To impose Intermediate Size on a national economy Schumacher suggested superimposing on large-area states a cantonal structure of modest size so that vast industrial concentration (with all this entails in imbalance, ineptitude, and diseconomies of scale) becomes not only unnecessary but also impractical and inefficient. (1)
Intermediate Technology would be a byproduct of the cantonal structure. Once a development district is 'appropriately' reduced, it becomes possible to fulfill a society's material requirements by means of less expensive and simpler equipment than the costly, computerized, labor-saving machinery necessary for satisfying the massive appetite for the remedial transport and integration commodities without which a very large modern market community cannot exist. Though this means a reduction in productivity, it does not mean a reduction in even the highest humanely attainable standard of living. (1)
Putting it differently, the reduced efficiency of intermediate technology provides the same amount of goods, but at a higher cost in labor.
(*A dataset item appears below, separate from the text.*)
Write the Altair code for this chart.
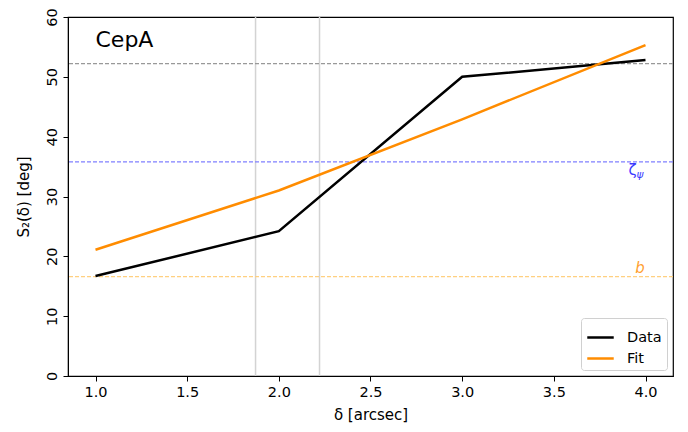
import altair as alt
import pandas as pd

delta = [1.0, 2.0, 3.0, 4.0]
s2_data = [16.7, 24.2, 50.0, 52.8]
s2_fit = [21.1, 31.0, 42.9, 55.3]

hlines_y = [52.2, 35.8, 16.6]
hlines_color = ["#999999", "#8080ff", "#ffd080"]
vlines_x = [1.873, 2.222]

FONT = "DejaVu Sans"

df = pd.DataFrame({
    "delta": delta * 2,
    "S2": s2_data + s2_fit,
    "series": ["Data"] * 4 + ["Fit"] * 4,
})

xs = alt.Scale(domain=[0.85, 4.15], nice=False, zero=False)
ys = alt.Scale(domain=[0, 60], nice=False)

xaxis = alt.Axis(values=[1.0, 1.5, 2.0, 2.5, 3.0, 3.5, 4.0], format=".1f", grid=False,
                 title="δ [arcsec]", domainColor="black", tickColor="black", tickSize=5,
                 labelFontSize=14.5, titleFontSize=15, labelColor="black", titleColor="black",
                 labelFont=FONT, titleFont=FONT, titleFontWeight="normal", labelPadding=4,
                 titlePadding=9)
yaxis = alt.Axis(values=[0, 10, 20, 30, 40, 50, 60], grid=False, title="S₂(δ) [deg]",
                 domainColor="black", tickColor="black", tickSize=5, labelAngle=270,
                 labelAlign="center", labelBaseline="bottom", labelFontSize=14.5,
                 titleFontSize=15, labelColor="black", titleColor="black",
                 labelFont=FONT, titleFont=FONT, titleFontWeight="normal", labelPadding=4,
                 titlePadding=13)

vdf = pd.DataFrame({"x": vlines_x})
vrules = alt.Chart(vdf).mark_rule(color="#d3d3d3", strokeWidth=1.5).encode(
    x=alt.X("x:Q", scale=xs, axis=xaxis))

hrules = []
for yv, cv in zip(hlines_y, hlines_color):
    hd = pd.DataFrame({"y": [yv]})
    hrules.append(alt.Chart(hd).mark_rule(strokeWidth=1.2, strokeDash=[4, 2], color=cv).encode(
        y=alt.Y("y:Q", scale=ys, axis=yaxis)))

lines = alt.Chart(df).mark_line(strokeWidth=2.5).encode(
    x=alt.X("delta:Q", scale=xs, axis=xaxis),
    y=alt.Y("S2:Q", scale=ys, axis=yaxis),
    color=alt.Color("series:N",
                    scale=alt.Scale(domain=["Data", "Fit"], range=["black", "darkorange"]),
                    legend=alt.Legend(title=None, orient="bottom-right", symbolType="stroke",
                                      symbolStrokeWidth=2.5, symbolSize=700, labelFontSize=14.5,
                                      labelFont=FONT, labelColor="black", strokeColor="#d0d0d0",
                                      fillColor="white", padding=5, cornerRadius=3,
                                      offset=6, rowPadding=0, labelOffset=12)),
)

tdf = pd.DataFrame({"x": [1.0], "y": [56.2], "t": ["CepA"]})
title_txt = alt.Chart(tdf).mark_text(align="left", baseline="middle", fontSize=22, font=FONT,
                                     color="black").encode(
    x=alt.X("x:Q", scale=xs), y=alt.Y("y:Q", scale=ys), text="t:N")

zdf = pd.DataFrame({"x": [3.93], "y": [34.5], "t": ["ζ"]})
zeta = alt.Chart(zdf).mark_text(align="center", baseline="middle", fontSize=15, font=FONT,
                                color="#3a3aff").encode(
    x=alt.X("x:Q", scale=xs), y=alt.Y("y:Q", scale=ys), text="t:N")
pdf = pd.DataFrame({"x": [3.97], "y": [33.6], "t": ["ψ"]})
psi = alt.Chart(pdf).mark_text(align="center", baseline="middle", fontSize=10.5, font=FONT,
                               fontStyle="italic", color="#3a3aff").encode(
    x=alt.X("x:Q", scale=xs), y=alt.Y("y:Q", scale=ys), text="t:N")
bdf = pd.DataFrame({"x": [3.97], "y": [18.0], "t": ["b"]})
btxt = alt.Chart(bdf).mark_text(align="center", baseline="middle", fontSize=15, font=FONT,
                                fontStyle="italic", color="#ffa030").encode(
    x=alt.X("x:Q", scale=xs), y=alt.Y("y:Q", scale=ys), text="t:N")

chart = alt.layer(vrules, *hrules, lines, title_txt, zeta, psi, btxt).properties(
    width=605, height=359,
    autosize=alt.AutoSizeParams(type="none"),
    padding={"left": 60, "top": 9, "right": 7, "bottom": 48},
).configure_view(stroke="black", strokeWidth=1.2)

chart.save("out.html", embed_options={"renderer": "svg", "actions": False})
However, since higher labor cost and longer working hours means simply that the desired level of production can be achieved only by full rather than partial employment of the available labor force, they represent socially no additional cost at all. They are, in fact, a benefit. It is unemployment, defined by Schumacher as the degrading saving of manpower through the inappropriate use of advanced machinery, which is the prohibitive cost which no society can afford to pay in the long run. Furthermore the unemployment caused by excessive technological progress will inevitably lead to the revolt of the unemployed (1).